Goal of the exercise — Can you transcribe the data exactly? Leave the pictures out.

Material —
▬▬▬

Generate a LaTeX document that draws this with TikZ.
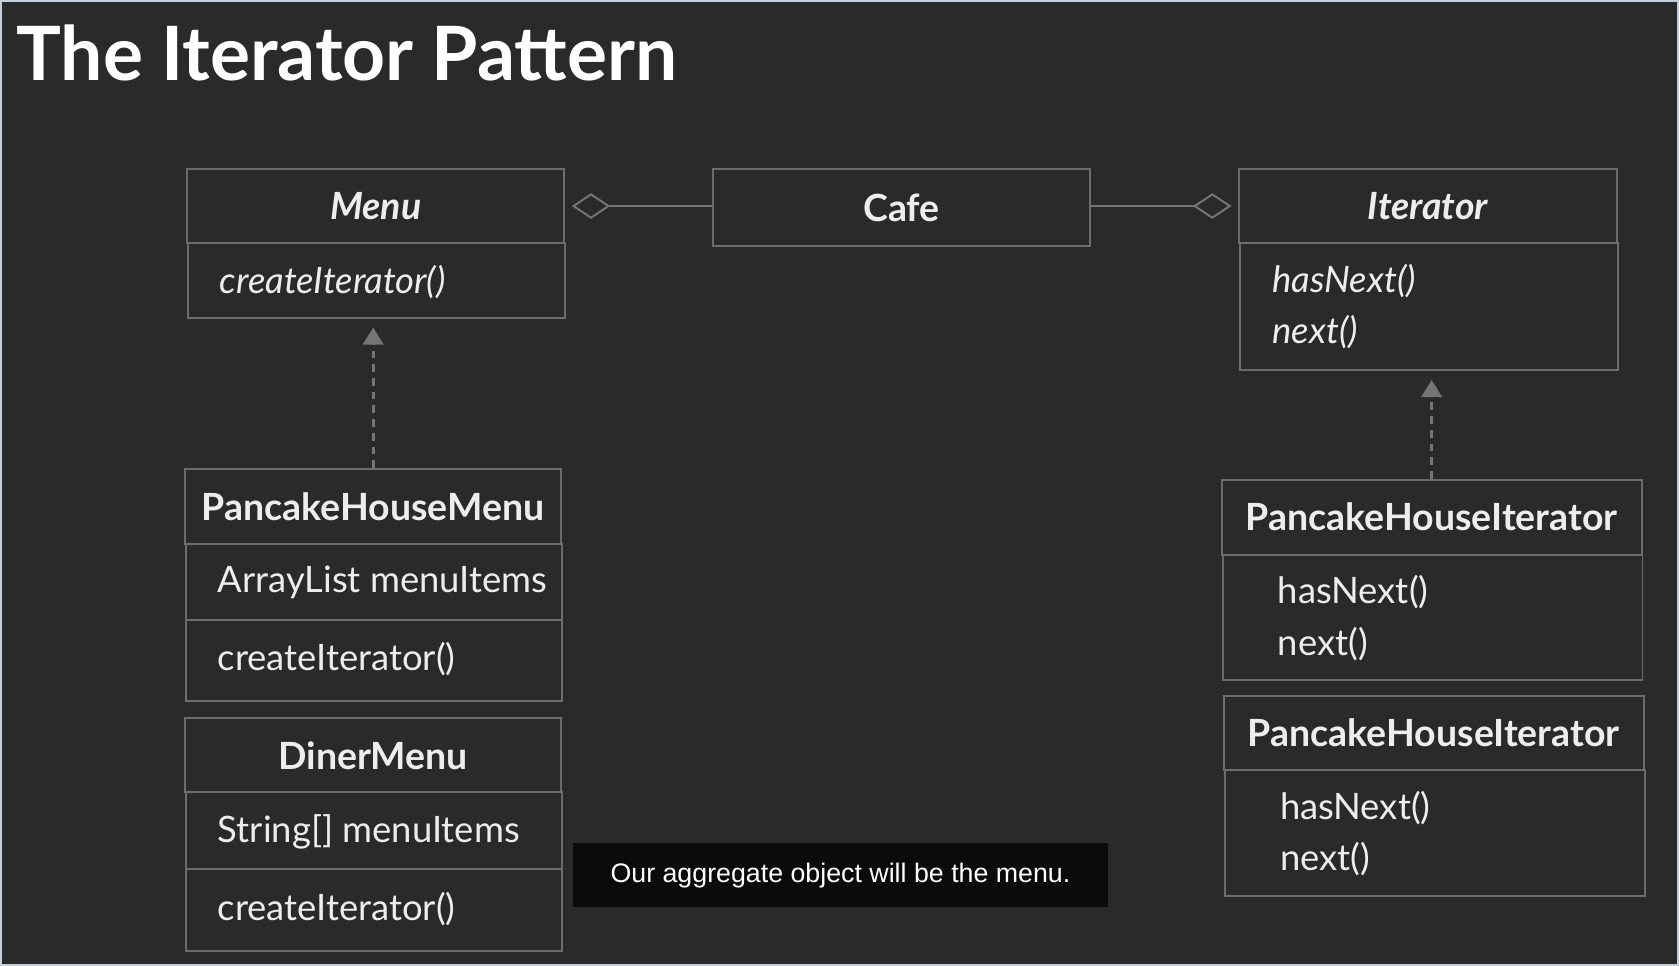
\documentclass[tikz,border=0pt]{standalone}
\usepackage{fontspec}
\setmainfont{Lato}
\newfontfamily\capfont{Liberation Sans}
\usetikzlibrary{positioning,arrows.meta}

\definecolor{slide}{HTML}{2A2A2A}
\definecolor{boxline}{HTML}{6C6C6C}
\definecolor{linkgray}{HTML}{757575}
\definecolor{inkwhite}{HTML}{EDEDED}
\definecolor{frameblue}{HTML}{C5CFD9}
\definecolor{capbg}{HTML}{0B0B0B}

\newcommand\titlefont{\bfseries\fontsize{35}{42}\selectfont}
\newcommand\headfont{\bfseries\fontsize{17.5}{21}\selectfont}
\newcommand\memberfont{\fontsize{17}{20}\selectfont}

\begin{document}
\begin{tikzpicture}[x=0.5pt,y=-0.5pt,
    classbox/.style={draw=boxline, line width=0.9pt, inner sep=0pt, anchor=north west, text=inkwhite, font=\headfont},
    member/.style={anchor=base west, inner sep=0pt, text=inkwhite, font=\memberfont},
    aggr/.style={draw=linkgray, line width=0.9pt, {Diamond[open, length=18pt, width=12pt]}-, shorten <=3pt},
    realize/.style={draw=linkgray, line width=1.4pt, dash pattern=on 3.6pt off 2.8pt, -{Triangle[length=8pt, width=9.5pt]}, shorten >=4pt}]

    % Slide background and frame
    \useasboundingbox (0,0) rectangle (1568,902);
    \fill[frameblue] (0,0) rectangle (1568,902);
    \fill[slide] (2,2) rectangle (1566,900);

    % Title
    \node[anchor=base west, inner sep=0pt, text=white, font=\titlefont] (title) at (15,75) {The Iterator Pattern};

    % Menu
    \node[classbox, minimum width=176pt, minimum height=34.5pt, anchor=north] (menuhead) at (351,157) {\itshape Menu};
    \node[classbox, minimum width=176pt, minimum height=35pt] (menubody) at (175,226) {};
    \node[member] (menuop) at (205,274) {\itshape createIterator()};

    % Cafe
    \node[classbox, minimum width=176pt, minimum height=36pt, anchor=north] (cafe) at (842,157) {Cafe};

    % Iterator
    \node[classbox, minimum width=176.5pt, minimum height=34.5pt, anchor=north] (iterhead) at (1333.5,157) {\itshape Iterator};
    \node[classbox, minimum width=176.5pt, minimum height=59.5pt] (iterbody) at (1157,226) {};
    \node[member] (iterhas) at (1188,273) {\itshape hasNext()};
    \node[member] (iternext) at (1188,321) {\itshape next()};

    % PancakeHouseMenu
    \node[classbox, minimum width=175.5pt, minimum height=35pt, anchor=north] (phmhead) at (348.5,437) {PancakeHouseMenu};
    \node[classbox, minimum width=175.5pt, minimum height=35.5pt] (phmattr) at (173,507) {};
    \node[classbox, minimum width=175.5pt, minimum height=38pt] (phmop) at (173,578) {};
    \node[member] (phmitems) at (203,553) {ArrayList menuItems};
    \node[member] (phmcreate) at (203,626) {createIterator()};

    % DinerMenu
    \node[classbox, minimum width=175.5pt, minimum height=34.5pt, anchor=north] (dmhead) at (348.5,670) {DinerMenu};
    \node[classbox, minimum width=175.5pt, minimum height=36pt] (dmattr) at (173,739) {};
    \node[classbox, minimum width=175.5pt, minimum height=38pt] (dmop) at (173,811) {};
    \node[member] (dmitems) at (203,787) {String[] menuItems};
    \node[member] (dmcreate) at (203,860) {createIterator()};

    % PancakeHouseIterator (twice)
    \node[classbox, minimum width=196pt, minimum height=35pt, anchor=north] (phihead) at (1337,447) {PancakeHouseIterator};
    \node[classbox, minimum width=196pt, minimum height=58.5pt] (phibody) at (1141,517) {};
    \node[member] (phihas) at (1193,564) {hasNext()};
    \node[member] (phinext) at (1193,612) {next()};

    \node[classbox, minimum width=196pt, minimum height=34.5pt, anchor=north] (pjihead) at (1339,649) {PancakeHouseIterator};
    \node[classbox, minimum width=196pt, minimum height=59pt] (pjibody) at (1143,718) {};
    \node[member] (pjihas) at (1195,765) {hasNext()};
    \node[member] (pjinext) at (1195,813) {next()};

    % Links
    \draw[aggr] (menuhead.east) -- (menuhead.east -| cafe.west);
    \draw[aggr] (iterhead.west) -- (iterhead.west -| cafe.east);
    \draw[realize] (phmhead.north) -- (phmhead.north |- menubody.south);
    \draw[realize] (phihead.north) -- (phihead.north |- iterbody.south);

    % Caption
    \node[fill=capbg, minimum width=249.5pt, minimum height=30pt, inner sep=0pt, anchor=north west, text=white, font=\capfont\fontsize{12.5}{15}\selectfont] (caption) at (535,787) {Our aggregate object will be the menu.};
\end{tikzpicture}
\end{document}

▬▬▬

The reply —
Generate a LaTeX document that draws this with TikZ.
\documentclass[tikz,border=0pt]{standalone}
\usepackage{fontspec}
\setmainfont{Lato}
\newfontfamily\capfont{Liberation Sans}
\usetikzlibrary{positioning,arrows.meta}

\definecolor{slide}{HTML}{2A2A2A}
\definecolor{boxline}{HTML}{6C6C6C}
\definecolor{linkgray}{HTML}{757575}
\definecolor{inkwhite}{HTML}{EDEDED}
\definecolor{frameblue}{HTML}{C5CFD9}
\definecolor{capbg}{HTML}{0B0B0B}

\newcommand\titlefont{\bfseries\fontsize{35}{42}\selectfont}
\newcommand\headfont{\bfseries\fontsize{17.5}{21}\selectfont}
\newcommand\memberfont{\fontsize{17}{20}\selectfont}

\begin{document}
\begin{tikzpicture}[x=0.5pt,y=-0.5pt,
    classbox/.style={draw=boxline, line width=0.9pt, inner sep=0pt, anchor=north west, text=inkwhite, font=\headfont},
    member/.style={anchor=base west, inner sep=0pt, text=inkwhite, font=\memberfont},
    aggr/.style={draw=linkgray, line width=0.9pt, {Diamond[open, length=18pt, width=12pt]}-, shorten <=3pt},
    realize/.style={draw=linkgray, line width=1.4pt, dash pattern=on 3.6pt off 2.8pt, -{Triangle[length=8pt, width=9.5pt]}, shorten >=4pt}]

    % Slide background and frame
    \useasboundingbox (0,0) rectangle (1568,902);
    \fill[frameblue] (0,0) rectangle (1568,902);
    \fill[slide] (2,2) rectangle (1566,900);

    % Title
    \node[anchor=base west, inner sep=0pt, text=white, font=\titlefont] (title) at (15,75) {The Iterator Pattern};

    % Menu
    \node[classbox, minimum width=176pt, minimum height=34.5pt, anchor=north] (menuhead) at (351,157) {\itshape Menu};
    \node[classbox, minimum width=176pt, minimum height=35pt] (menubody) at (175,226) {};
    \node[member] (menuop) at (205,274) {\itshape createIterator()};

    % Cafe
    \node[classbox, minimum width=176pt, minimum height=36pt, anchor=north] (cafe) at (842,157) {Cafe};

    % Iterator
    \node[classbox, minimum width=176.5pt, minimum height=34.5pt, anchor=north] (iterhead) at (1333.5,157) {\itshape Iterator};
    \node[classbox, minimum width=176.5pt, minimum height=59.5pt] (iterbody) at (1157,226) {};
    \node[member] (iterhas) at (1188,273) {\itshape hasNext()};
    \node[member] (iternext) at (1188,321) {\itshape next()};

    % PancakeHouseMenu
    \node[classbox, minimum width=175.5pt, minimum height=35pt, anchor=north] (phmhead) at (348.5,437) {PancakeHouseMenu};
    \node[classbox, minimum width=175.5pt, minimum height=35.5pt] (phmattr) at (173,507) {};
    \node[classbox, minimum width=175.5pt, minimum height=38pt] (phmop) at (173,578) {};
    \node[member] (phmitems) at (203,553) {ArrayList menuItems};
    \node[member] (phmcreate) at (203,626) {createIterator()};

    % DinerMenu
    \node[classbox, minimum width=175.5pt, minimum height=34.5pt, anchor=north] (dmhead) at (348.5,670) {DinerMenu};
    \node[classbox, minimum width=175.5pt, minimum height=36pt] (dmattr) at (173,739) {};
    \node[classbox, minimum width=175.5pt, minimum height=38pt] (dmop) at (173,811) {};
    \node[member] (dmitems) at (203,787) {String[] menuItems};
    \node[member] (dmcreate) at (203,860) {createIterator()};

    % PancakeHouseIterator (twice)
    \node[classbox, minimum width=196pt, minimum height=35pt, anchor=north] (phihead) at (1337,447) {PancakeHouseIterator};
    \node[classbox, minimum width=196pt, minimum height=58.5pt] (phibody) at (1141,517) {};
    \node[member] (phihas) at (1193,564) {hasNext()};
    \node[member] (phinext) at (1193,612) {next()};

    \node[classbox, minimum width=196pt, minimum height=34.5pt, anchor=north] (pjihead) at (1339,649) {PancakeHouseIterator};
    \node[classbox, minimum width=196pt, minimum height=59pt] (pjibody) at (1143,718) {};
    \node[member] (pjihas) at (1195,765) {hasNext()};
    \node[member] (pjinext) at (1195,813) {next()};

    % Links
    \draw[aggr] (menuhead.east) -- (menuhead.east -| cafe.west);
    \draw[aggr] (iterhead.west) -- (iterhead.west -| cafe.east);
    \draw[realize] (phmhead.north) -- (phmhead.north |- menubody.south);
    \draw[realize] (phihead.north) -- (phihead.north |- iterbody.south);

    % Caption
    \node[fill=capbg, minimum width=249.5pt, minimum height=30pt, inner sep=0pt, anchor=north west, text=white, font=\capfont\fontsize{12.5}{15}\selectfont] (caption) at (535,787) {Our aggregate object will be the menu.};
\end{tikzpicture}
\end{document}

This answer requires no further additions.